I had a 14" trihul I converted to a bass boat. I put a deck in the front and trolling motor. It worked well for a couple years until I upgraded. You start adding decks and live wells the weight of the boat will go up though.


----------



## Snobal (Jul 26, 2005)

I have a 15' tri-hull and also added a deck to the front and foot operated trolling motor. I don't really bass fish but the trolling motor was sitting in the garage and is always nice to have if the big motor goes down on the water, Added the deck for ease if use with the foot control. Works rather well but seem you lose a lot of space? I also added homemade livewell to the back (built from 48qt cooler) and plumbed it out the back like a built in but used screw together connections to keep it removable.

I originally had the back to back lounge seats but they were shot. I replaced them with 2 low back buckets from a van. Mounted on 2X4's so that they would still be adjustable front to back on original rails. Put the battery centered in back right behind livewell and have 2 6gal tanks one on either side of boat in back.

Hope this helps you out some!! Good Luck!


----------



## Pikemandu (Apr 4, 2005)

what pound thrust trolling motor would you use for a 16 ft fiberglass boat? btw its just floor hull and motor as far as weight is concerned, does that give me a little lee way to work with when building the interior?


----------



## fatguyinalittlecoat (Feb 20, 2006)

I'd say 50 minimum


----------



## Snobal (Jul 26, 2005)

Pikemandu said:


> what pound thrust trolling motor would you use for a 16 ft fiberglass boat? btw its just floor hull and motor as far as weight is concerned, does that give me a little lee way to work with when building the interior?


My trolling motor is rather old and I have no idea what thrust it is so I can't help you much there. I would say the bigger the better since it is harder to move a tri-hull then say a 16' V bottom or bass boat. Be sure to watch the shaft length when buying the trolling motor. Mine is actually too short and if there isn't weight (usually me) in the front of the boat, the prop comes out of the water.
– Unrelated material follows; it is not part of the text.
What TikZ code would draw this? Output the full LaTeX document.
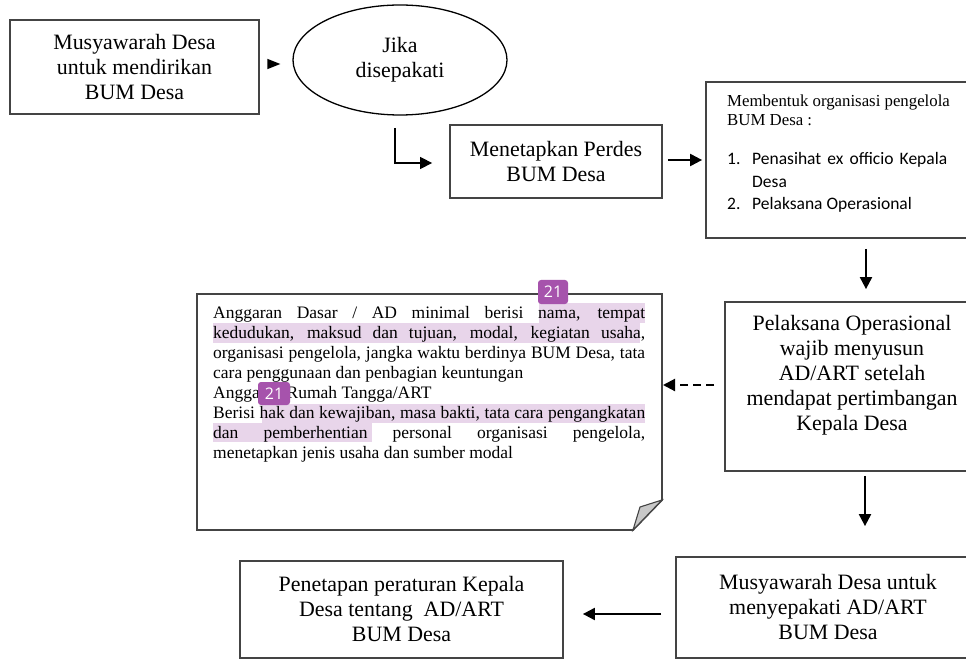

I'm sure being bare will give you some lee way but how much I'm not sure. Plywood is rather heavy. I'm sure I've lost a good bit of performance since I dropped plywood down over my floor (fiberglass was coming up) and also added a deck in front with 2X4 bracing underneath. If you are running a decent size outboard you should be fine. My boat is a 15' with a 28hp Evinrude. Not sure what the top speed is but I do know that I only need about 12" of water to run the outboard.


----------



## ncraft150 (Apr 5, 2004)

I have a 67# on my 17 and a half foot Skeeter and I have no problems. It is a 12/24 volt and I rarely switch it to 24 volt unless I'm on electric only waters trying to get to a spot quicker or in a strong wind.


----------



## klassik89 (May 15, 2011)

Snobal said:


> I have a 15' tri-hull and also added a deck to the front and foot operated trolling motor. I don't really bass fish but the trolling motor was sitting in the garage and is always nice to have if the big motor goes down on the water, Added the deck for ease if use with the foot control. Works rather well but seem you lose a lot of space? I also added homemade livewell to the back (built from 48qt cooler) and plumbed it out the back like a built in but used screw together connections to keep it removable.
> 
> I originally had the back to back lounge seats but they were shot. I replaced them with 2 low back buckets from a van. Mounted on 2X4's so that they would still be adjustable front to back on original rails. Put the battery centered in back right behind livewell and have 2 6gal tanks one on either side of boat in back.
> 
> Hope this helps you out some!! Good Luck!


what shaft length do u use on tri hull


----------